How Europe Can Make Its Defense Industry a Global Competitor
In the decades since the end of the Cold War, European defense spending declined and the European Union rose to prominence as an economic power, not a military one. During this time, European countries largely allowed their defense industries and military capabilities to atrophy. This shift was in part due to the economic appeal of peace dividends, as well as the ease of relying on the United States for its security—in addition to the United States’ motivation to keep Europe as a defense customer.
Following Russia’s invasion of Ukraine, European policymakers have made a 180 on defense spending. In stark contrast to what had been Germany’s post-Cold War foreign and defense policy for decades, German Chancellor Olaf Scholz announced major increases in German defense spending in the face of the conflict. This sentiment was echoed throughout Europe, with countries simultaneously cutting ties with Russian trading partners and pledging large increases in defense spending. While more spending and investment is, without a doubt, necessary, the amount of money is not what is holding the European defense industry back.

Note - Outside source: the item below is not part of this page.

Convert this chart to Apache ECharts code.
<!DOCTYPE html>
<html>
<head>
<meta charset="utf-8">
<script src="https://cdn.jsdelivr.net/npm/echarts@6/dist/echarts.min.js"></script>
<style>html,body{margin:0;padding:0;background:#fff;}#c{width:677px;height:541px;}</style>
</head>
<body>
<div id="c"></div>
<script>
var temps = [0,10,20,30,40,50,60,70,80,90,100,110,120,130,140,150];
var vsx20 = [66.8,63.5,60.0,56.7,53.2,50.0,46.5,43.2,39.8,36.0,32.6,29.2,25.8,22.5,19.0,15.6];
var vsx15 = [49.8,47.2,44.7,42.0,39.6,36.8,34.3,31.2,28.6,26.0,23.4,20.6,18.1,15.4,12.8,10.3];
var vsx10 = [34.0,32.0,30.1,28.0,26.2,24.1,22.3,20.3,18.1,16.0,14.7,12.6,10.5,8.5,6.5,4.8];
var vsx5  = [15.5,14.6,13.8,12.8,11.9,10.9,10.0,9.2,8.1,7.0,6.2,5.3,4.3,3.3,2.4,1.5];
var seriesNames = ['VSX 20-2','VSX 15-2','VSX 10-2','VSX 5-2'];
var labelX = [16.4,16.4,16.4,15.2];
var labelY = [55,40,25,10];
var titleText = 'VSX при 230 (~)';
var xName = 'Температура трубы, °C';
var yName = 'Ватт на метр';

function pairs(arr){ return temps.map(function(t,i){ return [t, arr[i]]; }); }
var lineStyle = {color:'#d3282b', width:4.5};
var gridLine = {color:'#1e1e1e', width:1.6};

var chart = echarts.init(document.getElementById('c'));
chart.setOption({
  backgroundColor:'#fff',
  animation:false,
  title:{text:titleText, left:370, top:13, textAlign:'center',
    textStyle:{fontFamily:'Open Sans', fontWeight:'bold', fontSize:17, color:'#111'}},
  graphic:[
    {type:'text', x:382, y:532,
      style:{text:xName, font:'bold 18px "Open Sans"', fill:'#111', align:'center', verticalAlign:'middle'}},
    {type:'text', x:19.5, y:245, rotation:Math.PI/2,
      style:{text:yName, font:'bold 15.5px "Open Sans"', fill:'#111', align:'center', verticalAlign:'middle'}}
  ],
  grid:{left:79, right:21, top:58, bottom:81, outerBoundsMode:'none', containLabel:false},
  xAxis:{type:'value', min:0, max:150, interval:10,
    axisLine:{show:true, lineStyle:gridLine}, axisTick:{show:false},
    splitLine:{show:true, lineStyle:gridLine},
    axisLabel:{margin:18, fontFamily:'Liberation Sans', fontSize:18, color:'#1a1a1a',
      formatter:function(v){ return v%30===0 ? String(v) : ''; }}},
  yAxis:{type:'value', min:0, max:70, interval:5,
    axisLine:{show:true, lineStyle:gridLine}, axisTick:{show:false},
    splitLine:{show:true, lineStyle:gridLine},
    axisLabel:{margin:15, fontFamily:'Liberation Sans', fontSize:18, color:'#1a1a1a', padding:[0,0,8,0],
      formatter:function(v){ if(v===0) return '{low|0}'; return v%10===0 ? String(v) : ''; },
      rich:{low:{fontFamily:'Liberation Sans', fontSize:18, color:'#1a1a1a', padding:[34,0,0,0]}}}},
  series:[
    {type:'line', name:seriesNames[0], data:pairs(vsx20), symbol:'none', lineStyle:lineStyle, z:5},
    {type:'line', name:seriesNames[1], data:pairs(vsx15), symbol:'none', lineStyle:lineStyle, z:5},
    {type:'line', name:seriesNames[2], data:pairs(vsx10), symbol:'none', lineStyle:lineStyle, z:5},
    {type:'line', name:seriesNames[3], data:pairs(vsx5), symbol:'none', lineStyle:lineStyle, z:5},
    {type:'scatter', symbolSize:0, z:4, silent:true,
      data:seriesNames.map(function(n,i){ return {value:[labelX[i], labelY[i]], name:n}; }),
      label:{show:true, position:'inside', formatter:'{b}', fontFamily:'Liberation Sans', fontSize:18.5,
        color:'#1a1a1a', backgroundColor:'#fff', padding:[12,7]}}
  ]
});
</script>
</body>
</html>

At a systemic level, the biggest obstacle is how and where that money is spent, not just how much.
Rather than being a coordinated and collaborative entity, the European defense industry is fractured and highly political. Despite the economic and political cohesion of the European Union and the existence of the Common Security and Defense Policy, defense issues are still largely handled at the national level, and defense companies are closely entangled with their national governments and politics. This fragmentation has two fundamental consequences for the competitiveness of European defense companies: European contractors have limited production capacities based on their domestic demand, and there is little to no pooling of resources and R&D capabilities.

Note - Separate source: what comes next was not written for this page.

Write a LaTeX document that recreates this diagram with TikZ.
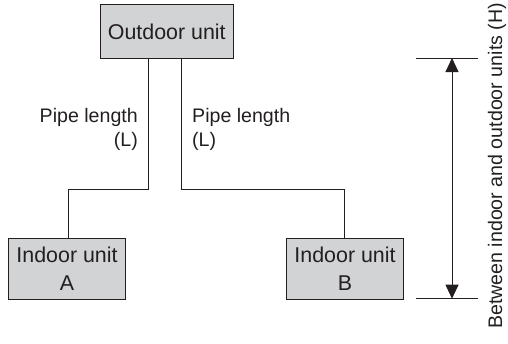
\documentclass[tikz,border=0pt]{standalone}
\usepackage{fontspec}
\setmainfont{Liberation Sans}
\usetikzlibrary{arrows.meta}
\definecolor{boxgray}{RGB}{209,211,212}
\definecolor{inkc}{RGB}{35,31,32}
\tikzset{
  unitbox/.style={draw=inkc,fill=boxgray,line width=1.1pt,anchor=north west,inner sep=0pt,align=center,text=inkc},
  lbl/.style={inner sep=0pt,text=inkc,font=\fontsize{19.6}{24}\selectfont},
  pipe/.style={draw=inkc,line width=1pt},
  tick/.style={draw=inkc,line width=1pt},
  dim/.style={draw=inkc,line width=1pt,{Triangle[length=14pt,width=13pt]}-{Triangle[length=14pt,width=13pt]},shorten >=0pt,shorten <=0pt}
}
\begin{document}
\begin{tikzpicture}[x=1pt,y=-1pt]
\useasboundingbox (0,0) rectangle (508,343);
\node[unitbox,minimum width=133.5pt,minimum height=54pt,font=\fontsize{21.4}{24}\selectfont] (out) at (99.5,4) {Outdoor unit};
\node[unitbox,minimum width=117pt,minimum height=60.7pt,font=\fontsize{21.4}{28}\selectfont] (a) at (8,238) {Indoor unit\\A};
\node[unitbox,minimum width=117pt,minimum height=60.7pt,font=\fontsize{21.4}{28}\selectfont] (b) at (286,238) {Indoor unit\\B};
\coordinate (ol) at (148,58);
\coordinate (or) at (181,58);
\coordinate (al) at (68,238);
\coordinate (br) at (344.7,238);
\draw[pipe] (ol) |- (148,189) -| (al);
\draw[pipe] (or) |- (181,189) -| (br);
\node[lbl,anchor=base east] (l1) at (138,122) {Pipe length};
\node[lbl,anchor=base east] (l2) at (138,146) {(L)};
\node[lbl,anchor=base west] (r1) at (192,122) {Pipe length};
\node[lbl,anchor=base west] (r2) at (192,146) {(L)};
\coordinate (t1) at (416,58);
\coordinate (t2) at (478,58);
\coordinate (b1) at (416,298.7);
\coordinate (b2) at (478,298.7);
\draw[tick] (t1) -- (t2);
\draw[tick] (b1) -- (b2);
\coordinate (at) at (452,58);
\coordinate (ab) at (452,298.7);
\draw[dim] (at) -- (ab);
\node[lbl,rotate=90,anchor=base west] (h) at (502,329) {Between indoor and outdoor units (H)};
\end{tikzpicture}
\end{document}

National contractors are heavily protected by their governments and often produce to their nation’s exact domestic demand, a demand that is based on short-term planning and insufficient for the larger geopolitical environment. The lack of cross-border collaboration also leads to unnecessary costs for the industry, where money could otherwise be saved. This lack of resource-pooling and collaboration is in large part due to the absence of a single market for defense in the European Union, leading to high barriers of entry for outside competition and making national industries less competitive internationally. Because of this fragmentation, any investment in the industry is less efficiently spent, and European militaries and companies struggle with costly duplication of systems. As of 2017, the European Union had 178 different major weapons systems, compared to a mere 30 in the United States; the NH90 helicopter has over 20 different configurations to fit the standards and requirements of 20 different markets.

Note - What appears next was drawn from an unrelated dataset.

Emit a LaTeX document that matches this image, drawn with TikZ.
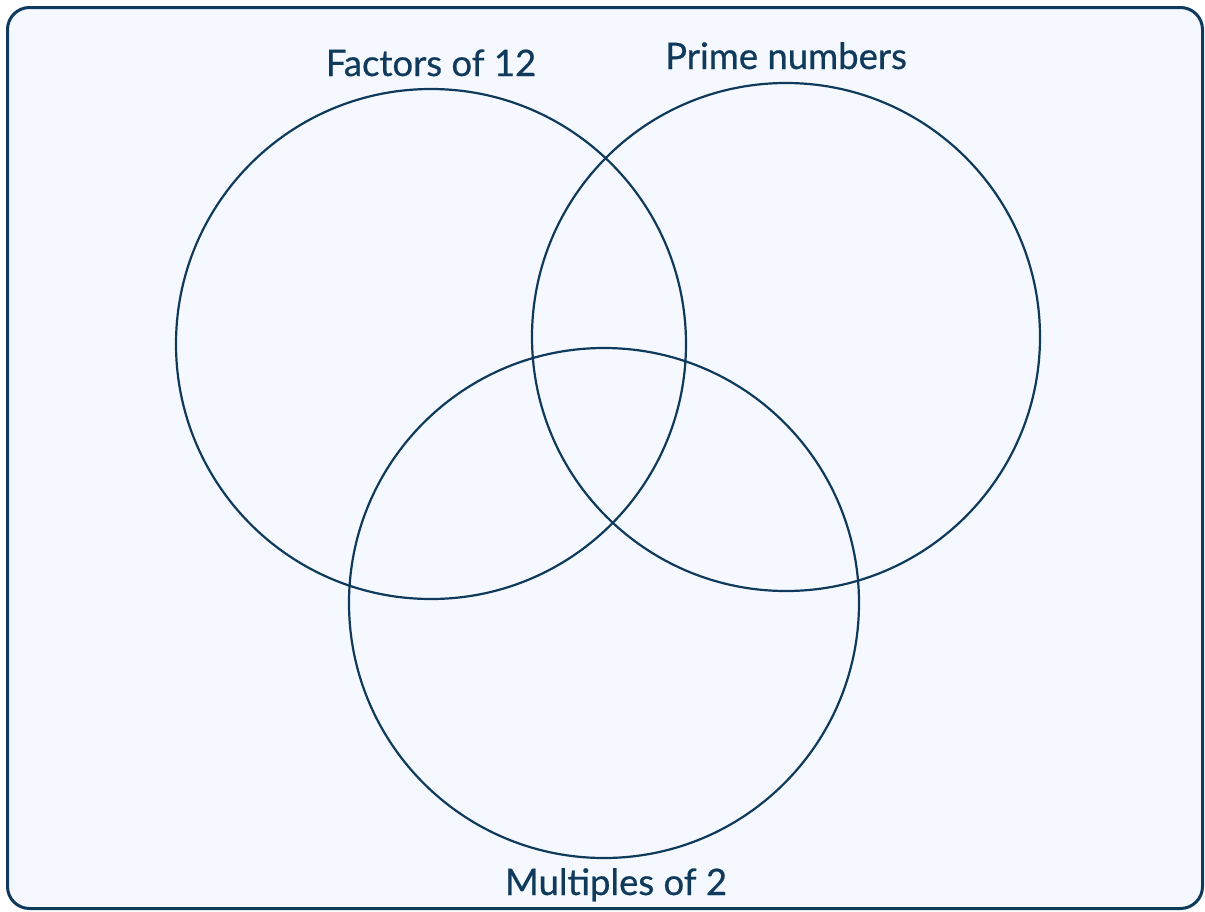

Fragmentation also means that European defense companies have limited manufacturing capabilities because of the industry’s “built-to-order” model. European defense companies traditionally only produce pre-ordered supplies of ammunition and systems because of the high cost of manufacturing, lack of capital investment, and the long-term investment needed to create new plants. Moreover, pre-orders come almost entirely from the companies’ domestic markets. Part of scaling up manufacturing capability for European defense companies is addressing the fragmentation in the industry, as the lack of resource pooling and a common market inflates the cost of manufacturing and lowers potential profits. Because of industry fragmentation and the lack of joint procurement, these companies only produce to meet their national, pre-ordered demand. This has meant that the industry cannot rapidly scale production in the face of a geopolitical crisis like the invasion of Ukraine.
Industry fragmentation and its limited manufacturing capabilities have meant that the European defense industry is not only unable to compete to its full potential, but it is also unable to respond rapidly and effectively to security crises. Europe has struggled to sustain military aid to Ukraine because of its limited stockpiles and short-term supply and demand manufacturing model, with defense contractors producing supply only to short-term demand with little to no room for accommodating sharp changes in demand from geopolitical shifts. To make the European defense industry competitive and lessen dependence on the United States’ security guarantees, Europe will need to establish a single market for its defense industry with joint procurement and cooperative development, rather than 27 national markets with high barriers to entry and siloed defense companies. The European Union will also have to radically change its approach to defense spending by investing in solid, long-term orders to give their defense contractors the ability and financial incentive to scale up their manufacturing capabilities.